=== Exercise materials ===

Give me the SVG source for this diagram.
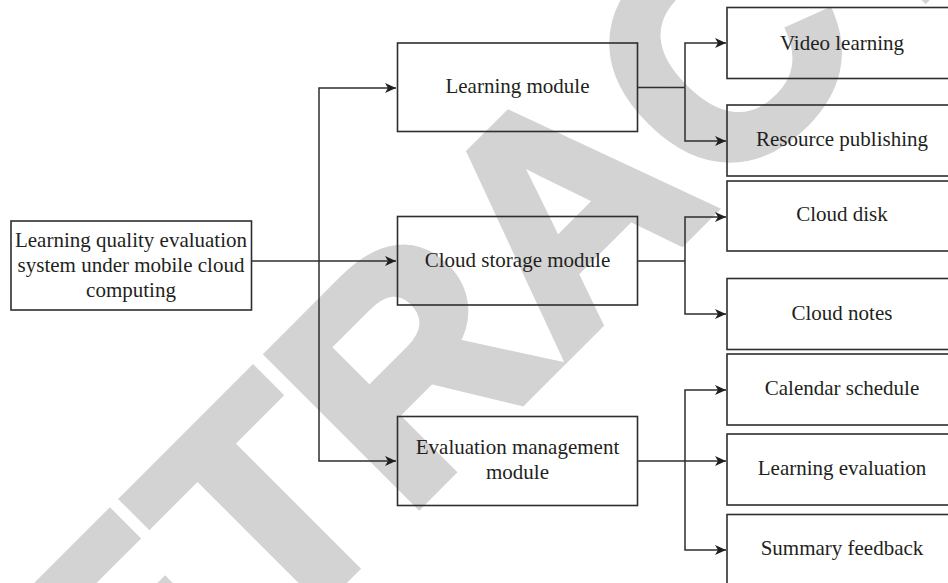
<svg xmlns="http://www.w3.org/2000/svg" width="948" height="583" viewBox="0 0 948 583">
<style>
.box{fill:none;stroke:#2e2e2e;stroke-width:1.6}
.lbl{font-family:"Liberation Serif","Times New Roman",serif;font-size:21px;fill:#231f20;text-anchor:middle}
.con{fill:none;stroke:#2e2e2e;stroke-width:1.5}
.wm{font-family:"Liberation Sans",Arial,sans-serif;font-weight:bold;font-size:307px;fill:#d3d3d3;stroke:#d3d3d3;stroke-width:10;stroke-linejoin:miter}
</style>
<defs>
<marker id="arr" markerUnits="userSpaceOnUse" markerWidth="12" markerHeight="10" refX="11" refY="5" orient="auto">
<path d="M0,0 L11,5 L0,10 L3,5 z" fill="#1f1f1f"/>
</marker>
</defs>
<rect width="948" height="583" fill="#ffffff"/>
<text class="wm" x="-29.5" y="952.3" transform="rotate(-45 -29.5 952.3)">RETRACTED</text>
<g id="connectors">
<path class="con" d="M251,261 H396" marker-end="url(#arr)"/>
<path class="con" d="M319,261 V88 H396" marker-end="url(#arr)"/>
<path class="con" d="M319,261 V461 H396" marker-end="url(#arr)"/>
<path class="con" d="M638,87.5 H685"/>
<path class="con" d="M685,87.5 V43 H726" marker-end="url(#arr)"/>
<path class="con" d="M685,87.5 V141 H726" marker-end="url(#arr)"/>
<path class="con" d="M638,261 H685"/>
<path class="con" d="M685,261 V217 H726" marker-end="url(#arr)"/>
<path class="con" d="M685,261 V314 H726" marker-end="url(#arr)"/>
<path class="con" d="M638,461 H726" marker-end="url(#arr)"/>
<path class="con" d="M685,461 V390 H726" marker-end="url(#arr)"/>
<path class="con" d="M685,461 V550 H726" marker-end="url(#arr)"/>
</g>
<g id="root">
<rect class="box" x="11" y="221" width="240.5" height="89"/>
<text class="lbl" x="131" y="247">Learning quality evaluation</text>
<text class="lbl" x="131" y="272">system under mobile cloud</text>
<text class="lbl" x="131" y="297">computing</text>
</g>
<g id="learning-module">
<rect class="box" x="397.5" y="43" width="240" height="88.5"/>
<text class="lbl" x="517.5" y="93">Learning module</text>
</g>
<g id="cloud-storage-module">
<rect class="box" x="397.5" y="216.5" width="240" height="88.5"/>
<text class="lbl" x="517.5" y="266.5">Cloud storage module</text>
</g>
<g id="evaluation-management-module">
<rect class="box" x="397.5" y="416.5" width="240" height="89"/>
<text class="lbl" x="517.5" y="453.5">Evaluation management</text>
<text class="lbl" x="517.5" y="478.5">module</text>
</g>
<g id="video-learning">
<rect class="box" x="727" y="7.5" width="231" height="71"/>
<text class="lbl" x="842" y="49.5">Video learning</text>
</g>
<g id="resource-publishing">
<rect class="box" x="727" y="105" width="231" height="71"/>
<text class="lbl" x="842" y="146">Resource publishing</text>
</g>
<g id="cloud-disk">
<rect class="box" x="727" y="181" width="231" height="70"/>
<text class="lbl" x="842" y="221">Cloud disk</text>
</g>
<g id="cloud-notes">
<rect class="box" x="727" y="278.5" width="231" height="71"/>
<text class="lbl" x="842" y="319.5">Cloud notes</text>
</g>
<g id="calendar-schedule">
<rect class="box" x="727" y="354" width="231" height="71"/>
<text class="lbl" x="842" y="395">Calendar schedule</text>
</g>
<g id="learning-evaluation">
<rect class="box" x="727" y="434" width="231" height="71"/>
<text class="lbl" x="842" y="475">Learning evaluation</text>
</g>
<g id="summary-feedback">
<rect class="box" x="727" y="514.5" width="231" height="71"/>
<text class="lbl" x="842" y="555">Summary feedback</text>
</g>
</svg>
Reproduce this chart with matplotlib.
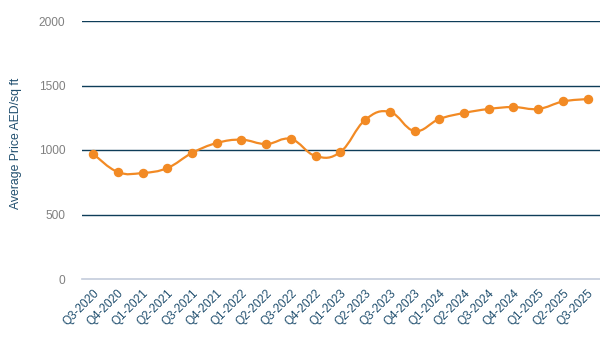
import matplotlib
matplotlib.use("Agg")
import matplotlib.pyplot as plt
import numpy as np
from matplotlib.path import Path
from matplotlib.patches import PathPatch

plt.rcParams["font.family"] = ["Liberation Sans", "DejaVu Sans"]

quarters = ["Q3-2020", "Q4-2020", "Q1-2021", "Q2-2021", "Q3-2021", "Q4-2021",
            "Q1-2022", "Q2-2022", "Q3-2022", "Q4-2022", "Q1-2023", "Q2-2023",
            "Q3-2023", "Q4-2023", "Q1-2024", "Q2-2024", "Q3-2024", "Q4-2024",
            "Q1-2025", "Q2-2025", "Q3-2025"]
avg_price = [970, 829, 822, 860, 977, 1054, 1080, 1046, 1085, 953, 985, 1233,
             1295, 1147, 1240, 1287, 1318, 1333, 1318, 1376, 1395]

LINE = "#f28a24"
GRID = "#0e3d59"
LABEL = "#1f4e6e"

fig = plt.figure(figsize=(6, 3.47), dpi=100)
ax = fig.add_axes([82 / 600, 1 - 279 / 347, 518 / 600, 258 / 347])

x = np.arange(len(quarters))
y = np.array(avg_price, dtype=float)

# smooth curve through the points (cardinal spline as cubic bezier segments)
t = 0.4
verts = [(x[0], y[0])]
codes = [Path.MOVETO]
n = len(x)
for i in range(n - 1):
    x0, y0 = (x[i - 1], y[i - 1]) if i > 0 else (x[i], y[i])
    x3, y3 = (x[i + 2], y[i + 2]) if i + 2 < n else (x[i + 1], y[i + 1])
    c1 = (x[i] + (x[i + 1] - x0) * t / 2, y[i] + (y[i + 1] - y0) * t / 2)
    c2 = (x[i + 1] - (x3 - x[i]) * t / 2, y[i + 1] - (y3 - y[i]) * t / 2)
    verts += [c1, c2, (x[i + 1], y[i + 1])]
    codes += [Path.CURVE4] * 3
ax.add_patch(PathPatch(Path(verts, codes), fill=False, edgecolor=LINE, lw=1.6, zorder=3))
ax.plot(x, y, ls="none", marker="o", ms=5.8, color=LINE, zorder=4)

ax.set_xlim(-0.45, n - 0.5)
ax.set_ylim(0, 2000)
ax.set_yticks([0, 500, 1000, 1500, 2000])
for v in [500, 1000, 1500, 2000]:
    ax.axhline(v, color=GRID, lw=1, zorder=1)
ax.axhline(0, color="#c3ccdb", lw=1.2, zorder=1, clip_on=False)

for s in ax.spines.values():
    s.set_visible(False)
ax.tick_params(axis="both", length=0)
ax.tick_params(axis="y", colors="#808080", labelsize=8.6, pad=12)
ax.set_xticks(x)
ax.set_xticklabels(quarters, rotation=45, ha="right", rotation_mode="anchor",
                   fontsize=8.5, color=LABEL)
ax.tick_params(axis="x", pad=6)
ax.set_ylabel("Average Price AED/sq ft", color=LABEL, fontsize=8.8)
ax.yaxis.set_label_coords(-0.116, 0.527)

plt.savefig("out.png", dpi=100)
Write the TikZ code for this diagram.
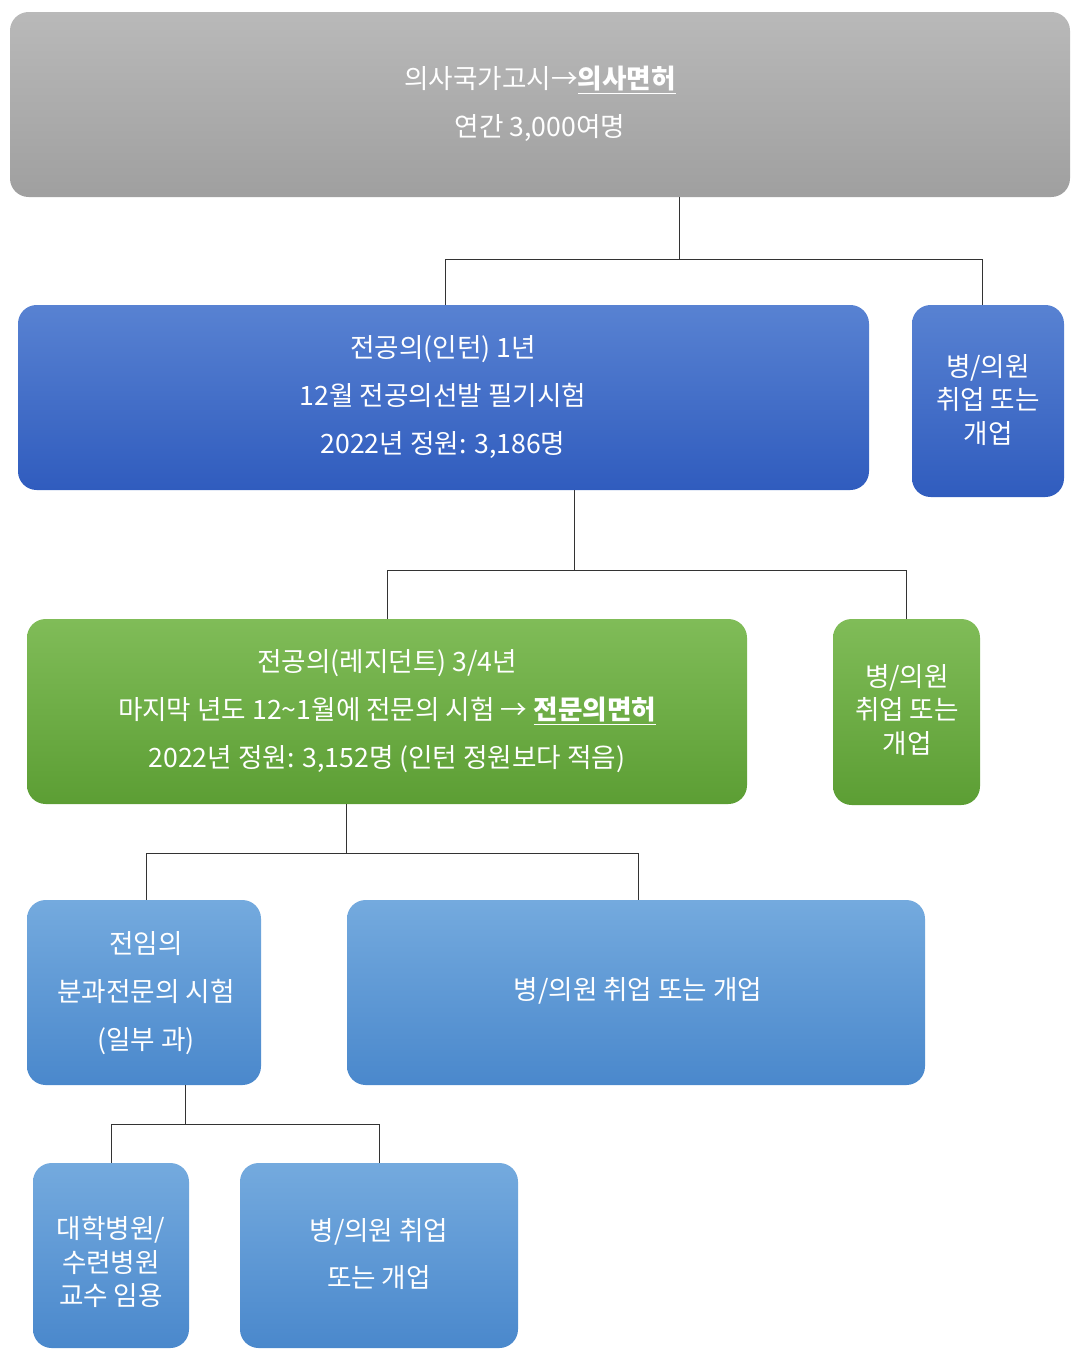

===

◆ What you have to do
From the entries above, output every line exactly and omit any image.

◆ Solution below
Give me the SVG source for this diagram.
<svg xmlns="http://www.w3.org/2000/svg" width="948" height="583" viewBox="0 0 948 583">
<style>
.box{fill:none;stroke:#2e2e2e;stroke-width:1.6}
.lbl{font-family:"Liberation Serif","Times New Roman",serif;font-size:21px;fill:#231f20;text-anchor:middle}
.con{fill:none;stroke:#2e2e2e;stroke-width:1.5}
.wm{font-family:"Liberation Sans",Arial,sans-serif;font-weight:bold;font-size:307px;fill:#d3d3d3;stroke:#d3d3d3;stroke-width:10;stroke-linejoin:miter}
</style>
<defs>
<marker id="arr" markerUnits="userSpaceOnUse" markerWidth="12" markerHeight="10" refX="11" refY="5" orient="auto">
<path d="M0,0 L11,5 L0,10 L3,5 z" fill="#1f1f1f"/>
</marker>
</defs>
<rect width="948" height="583" fill="#ffffff"/>
<text class="wm" x="-29.5" y="952.3" transform="rotate(-45 -29.5 952.3)">RETRACTED</text>
<g id="connectors">
<path class="con" d="M251,261 H396" marker-end="url(#arr)"/>
<path class="con" d="M319,261 V88 H396" marker-end="url(#arr)"/>
<path class="con" d="M319,261 V461 H396" marker-end="url(#arr)"/>
<path class="con" d="M638,87.5 H685"/>
<path class="con" d="M685,87.5 V43 H726" marker-end="url(#arr)"/>
<path class="con" d="M685,87.5 V141 H726" marker-end="url(#arr)"/>
<path class="con" d="M638,261 H685"/>
<path class="con" d="M685,261 V217 H726" marker-end="url(#arr)"/>
<path class="con" d="M685,261 V314 H726" marker-end="url(#arr)"/>
<path class="con" d="M638,461 H726" marker-end="url(#arr)"/>
<path class="con" d="M685,461 V390 H726" marker-end="url(#arr)"/>
<path class="con" d="M685,461 V550 H726" marker-end="url(#arr)"/>
</g>
<g id="root">
<rect class="box" x="11" y="221" width="240.5" height="89"/>
<text class="lbl" x="131" y="247">Learning quality evaluation</text>
<text class="lbl" x="131" y="272">system under mobile cloud</text>
<text class="lbl" x="131" y="297">computing</text>
</g>
<g id="learning-module">
<rect class="box" x="397.5" y="43" width="240" height="88.5"/>
<text class="lbl" x="517.5" y="93">Learning module</text>
</g>
<g id="cloud-storage-module">
<rect class="box" x="397.5" y="216.5" width="240" height="88.5"/>
<text class="lbl" x="517.5" y="266.5">Cloud storage module</text>
</g>
<g id="evaluation-management-module">
<rect class="box" x="397.5" y="416.5" width="240" height="89"/>
<text class="lbl" x="517.5" y="453.5">Evaluation management</text>
<text class="lbl" x="517.5" y="478.5">module</text>
</g>
<g id="video-learning">
<rect class="box" x="727" y="7.5" width="231" height="71"/>
<text class="lbl" x="842" y="49.5">Video learning</text>
</g>
<g id="resource-publishing">
<rect class="box" x="727" y="105" width="231" height="71"/>
<text class="lbl" x="842" y="146">Resource publishing</text>
</g>
<g id="cloud-disk">
<rect class="box" x="727" y="181" width="231" height="70"/>
<text class="lbl" x="842" y="221">Cloud disk</text>
</g>
<g id="cloud-notes">
<rect class="box" x="727" y="278.5" width="231" height="71"/>
<text class="lbl" x="842" y="319.5">Cloud notes</text>
</g>
<g id="calendar-schedule">
<rect class="box" x="727" y="354" width="231" height="71"/>
<text class="lbl" x="842" y="395">Calendar schedule</text>
</g>
<g id="learning-evaluation">
<rect class="box" x="727" y="434" width="231" height="71"/>
<text class="lbl" x="842" y="475">Learning evaluation</text>
</g>
<g id="summary-feedback">
<rect class="box" x="727" y="514.5" width="231" height="71"/>
<text class="lbl" x="842" y="555">Summary feedback</text>
</g>
</svg>
Reproduce this chart with matplotlib.
import matplotlib
matplotlib.use("Agg")
import matplotlib.pyplot as plt
import numpy as np
from matplotlib.path import Path
from matplotlib.patches import PathPatch

plt.rcParams["font.family"] = ["Liberation Sans", "DejaVu Sans"]

quarters = ["Q3-2020", "Q4-2020", "Q1-2021", "Q2-2021", "Q3-2021", "Q4-2021",
            "Q1-2022", "Q2-2022", "Q3-2022", "Q4-2022", "Q1-2023", "Q2-2023",
            "Q3-2023", "Q4-2023", "Q1-2024", "Q2-2024", "Q3-2024", "Q4-2024",
            "Q1-2025", "Q2-2025", "Q3-2025"]
avg_price = [970, 829, 822, 860, 977, 1054, 1080, 1046, 1085, 953, 985, 1233,
             1295, 1147, 1240, 1287, 1318, 1333, 1318, 1376, 1395]

LINE = "#f28a24"
GRID = "#0e3d59"
LABEL = "#1f4e6e"

fig = plt.figure(figsize=(6, 3.47), dpi=100)
ax = fig.add_axes([82 / 600, 1 - 279 / 347, 518 / 600, 258 / 347])

x = np.arange(len(quarters))
y = np.array(avg_price, dtype=float)

# smooth curve through the points (cardinal spline as cubic bezier segments)
t = 0.4
verts = [(x[0], y[0])]
codes = [Path.MOVETO]
n = len(x)
for i in range(n - 1):
    x0, y0 = (x[i - 1], y[i - 1]) if i > 0 else (x[i], y[i])
    x3, y3 = (x[i + 2], y[i + 2]) if i + 2 < n else (x[i + 1], y[i + 1])
    c1 = (x[i] + (x[i + 1] - x0) * t / 2, y[i] + (y[i + 1] - y0) * t / 2)
    c2 = (x[i + 1] - (x3 - x[i]) * t / 2, y[i + 1] - (y3 - y[i]) * t / 2)
    verts += [c1, c2, (x[i + 1], y[i + 1])]
    codes += [Path.CURVE4] * 3
ax.add_patch(PathPatch(Path(verts, codes), fill=False, edgecolor=LINE, lw=1.6, zorder=3))
ax.plot(x, y, ls="none", marker="o", ms=5.8, color=LINE, zorder=4)

ax.set_xlim(-0.45, n - 0.5)
ax.set_ylim(0, 2000)
ax.set_yticks([0, 500, 1000, 1500, 2000])
for v in [500, 1000, 1500, 2000]:
    ax.axhline(v, color=GRID, lw=1, zorder=1)
ax.axhline(0, color="#c3ccdb", lw=1.2, zorder=1, clip_on=False)

for s in ax.spines.values():
    s.set_visible(False)
ax.tick_params(axis="both", length=0)
ax.tick_params(axis="y", colors="#808080", labelsize=8.6, pad=12)
ax.set_xticks(x)
ax.set_xticklabels(quarters, rotation=45, ha="right", rotation_mode="anchor",
                   fontsize=8.5, color=LABEL)
ax.tick_params(axis="x", pad=6)
ax.set_ylabel("Average Price AED/sq ft", color=LABEL, fontsize=8.8)
ax.yaxis.set_label_coords(-0.116, 0.527)

plt.savefig("out.png", dpi=100)
Write the TikZ code for this diagram.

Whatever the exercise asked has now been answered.